The Luck of The Irish, To Be Sure….


My foray into back triathlon was only days away when we received the first sign that Dublin 70.3 was going to be smooth sailing; our fast ferry crossing had been cancelled due to a “technical glitch” and we were now leaving on an oversized canal boat several hours earlier. Not a problem.

Car packed, bikes carefully attached, kids and cases piled in and we were off to the emerald isle to visit the relatives and dip our toes in the balmy Irish sea.

We decided to check out the swim course on Friday afternoon and so after registering we headed over to Dun Laoghaire and donned our wetsuits, to the amusement to the Irish who were basking in nothing more than budgie smugglers on the beach. As we tentatively made our way to the waters edge I overheard a bikini clad child announce ‘ach, it’s reellie waarm. S’ luvly’ . My fears about freezing water were allayed and I threw myself into the sea. Only to emerge seconds later with an ice cream head and raynauds. If I was an authentic Irish woman I would have screamed “ B’Jaysus!” loudly. The jelly fish didn’t seem to hold the same opinion as me and were obviously in agreement with the locals, that this sea was in fact on a par with the Med. Goose fat was not on my race plan, however I figured if I could rub myself in coconut oil (the panacea for all things health related), and find myself a heated wetsuit, I would be ok.


I woke on Saturday feeling good and started to get ready to head down to the race briefing. Shortly after breakfast I began to feel quite unwell, damn that Irish bacon I’d eaten! The race briefing confirmed my water temperature trepidation; swim socks would be allowed owing to the fact that the water was only 14.5 degrees (and we were all soft). Off I went to the expo to purchase a pair. If only I had remembered my heated thermosoles, I could have snuck them in, perhaps with the added advantage of electrocuting all the jellyfish.

As the day wore on I began to experience strong stomach pains and was sick. I tried to sleep, telling myself that I would wake up feeling fine. A few hours later and a few more phone calls to God via the big white telephone in the bathroom, I realised that I would not be racing. Stupidly I continued to believe I had a stomach bug and tried to minimise the acoustics during bathroom visits as my husband was also due to race. By 2am I had a sinking feeling, something was not quite right. I woke my already awake husband and told him I thought sleep was overrated and asked how did he feel about taking a tour around the local A&E? I have rarely seen him move so fast, and will be suggesting to his coach that someone stands on the run leg of each triathlon he enters shouting “A&E!”
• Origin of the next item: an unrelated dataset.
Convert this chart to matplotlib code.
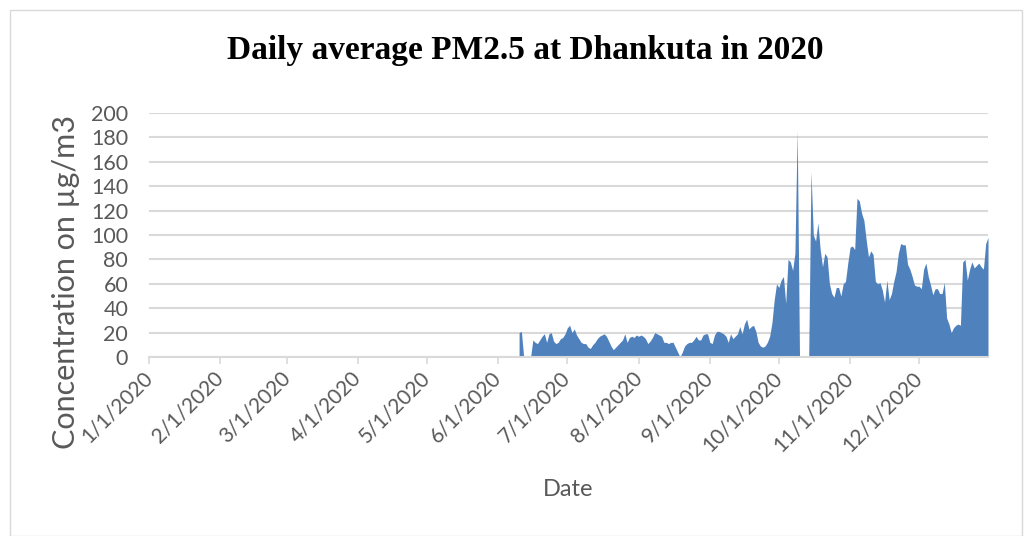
import datetime as dt
import matplotlib
matplotlib.use("Agg")
import matplotlib.pyplot as plt
from matplotlib.patches import Rectangle

# daily PM2.5 (ug/m3), None = no reading; first reading on 6/10/2020
start_date = dt.date(2020, 6, 10)
june = [20, 21, None, None, None, None, 14, 12, 11, 14, 17, 19, 12, 19, 20,
        13, 11, 12, 15, 16, 19]
july = [24, 26, 20, 23, 18, 15, 12, 11, 11, 8, 7, 10, 12, 15, 17, 18, 19, 17,
        13, 9, 6, 8, 10, 12, 14, 19, 12, 16, 17, 16, 18]
august = [17, 18, 17, 15, 11, 13, 16, 20, 19, 18, 17, 12, 12, 11, 12, 12, 8,
          4, None, 4, 9, 11, 12, 12, 14, 17, 14, 14, 18, 19, 19]
september = [12, 11, 18, 21, 21, 20, 19, 17, 12, 19, 15, 17, 19, 25, 19, 27,
             31, 23, 25, 26, 21, 12, 9, 8, 9, 12, 17, 28, 47, 60]
october = [57, 63, 66, 44, 80, 78, 71, 85, 186, None, None, None, None, None,
           152, 100, 95, 110, 88, 74, 85, 82, 60, 52, 49, 57, 57, 50, 60, 62, 77]
november = [90, 91, 88, 130, 128, 118, 112, 96, 82, 87, 84, 62, 60, 61, 55,
            45, 63, 47, 52, 62, 70, 85, 93, 92, 92, 76, 72, 66, 59, 58]
december = [58, 56, 72, 77, 66, 59, 51, 56, 56, 52, 52, 61, 32, 27, 20, 24,
            26, 27, 26, 78, 80, 63, 72, 78, 73, 75, 77, 74, 72, 93, 98]

title = "Daily average PM2.5 at Dhankuta in 2020"
y_label = "Concentration on µg/m3"
x_label = "Date"
y_ticks = [0, 20, 40, 60, 80, 100, 120, 140, 160, 180, 200]

blue = "#4f81bd"
grey_text = "#595959"
grid_col = "#d9d9d9"

values = june + july + august + september + october + november + december
dates = [start_date + dt.timedelta(days=i) for i in range(len(values))]
# Excel area chart draws blank cells as zero
plot_vals = [0 if v is None else v for v in values]

fig = plt.figure(figsize=(10.29, 5.36), dpi=100)
fig.patches.append(Rectangle((10 / 1029, 0), 1012 / 1029, 526 / 536,
                             transform=fig.transFigure, fill=False,
                             edgecolor=grid_col, linewidth=1))

ax = fig.add_axes([149 / 1029, 1 - 357 / 536, (988 - 149) / 1029, (357 - 113) / 536])
ax.fill_between(dates, plot_vals, 0, color=blue, linewidth=0)

ax.set_xlim(dt.date(2020, 1, 1), dt.date(2020, 12, 31))
ax.set_ylim(0, 200)
ax.set_yticks(y_ticks)
ax.yaxis.grid(True, color=grid_col, linewidth=1.5)
ax.set_axisbelow(True)

month_starts = [dt.date(2020, m, 1) for m in range(1, 13)]
ax.set_xticks(month_starts)
ax.set_xticklabels([f"{d.month}/{d.day}/{d.year}" for d in month_starts],
                   rotation=45, ha="right", va="center", rotation_mode="anchor")

for s in ["top", "right", "left"]:
    ax.spines[s].set_visible(False)
ax.spines["bottom"].set_color(grid_col)
ax.spines["bottom"].set_linewidth(1.5)
ax.tick_params(axis="y", length=0, pad=15, labelsize=15.5, labelcolor=grey_text)
ax.tick_params(axis="x", length=5, width=1.2, color=grid_col, pad=8,
               labelsize=15, labelcolor=grey_text)
for lab in ax.get_xticklabels() + ax.get_yticklabels():
    lab.set_family("Lato")

fig.text(0.5 * (224 + 826) / 1029, 1 - 50 / 536, title, ha="center", va="center",
         family="Liberation Serif", fontweight="bold", fontsize=24)
fig.text(66 / 1029, 1 - 282 / 536, y_label, rotation=90, ha="center", va="center",
         family="Lato", fontsize=22, color=grey_text)
fig.text(568 / 1029, 1 - 490 / 536, x_label, ha="center", va="center",
         family="Lato", fontsize=17, color=grey_text)

fig.savefig("out.png", dpi=100)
Following a barrage of tests and a cocktail of drugs I was diagnosed with colitis. No, acute cholecystitis. No, appendicitis. No….hmm we don’t know. 2 ct scans later, it was confirmed, I was going to be enjoying an all inclusive stay in Dublin’s finest. So that was why they had given me a wrist band with my name on!! My appendix was coming out.

A couple of hours later and I was being shaken awake. Rude. And yet how could I complain? The staff were on the ball and were following my race recovery plan to a tee. I was kitted out in compression tights and was rehydrating, via a drip! I searched my muddled, fuzzy mind, hadn’t we been told that there would be no drips available after the race??

As I recovered in my little bed with the curtains pulled around me, I mused at the similarities between this Irish ward and the transition tent at Kona, (yes, the drugs were strong). Here I was with what seemed to be my own private nurse popping in and out to give me IV fluids and meds, check my HR and BP and walk me to the toilet. I am not sure where my mind was going with this comparison, but it amused me for a while. I was then awoken from a deep slumber by two pneumatic drills which I thought must be tearing up a driveway ( I was in Ireland after all), but as I opened my eyes there was no tarmac in site, only the silhouettes of two gaping mouths sucking in air like a Dyson hoovering up marbles. So this was what the Irish meant by peace and quite.

I never got to the start line and neither did my long suffering husband. But on the plus side, we have clean race kits and bikes! A 5-6 week ban on impact exercise means that I have withdrawn from the other middle distance race I had planned in a couple of weeks and from ironman Barcelona – although I must admit for about 2 minutes I was trying to calculate whether I could build and taper within 2 weeks. And that’s ok, its not meant to be for me this year. Life has a strange way of working out and I think that this is a blessing, in a strange kind of “ you’ve had your bank account wiped and now have to live frugally for a year, but your life will be richer for it” kind of way.

If you want me, I will be on the couch crossing off the days until I can start again. Because this is not the end, it’s only the beginning.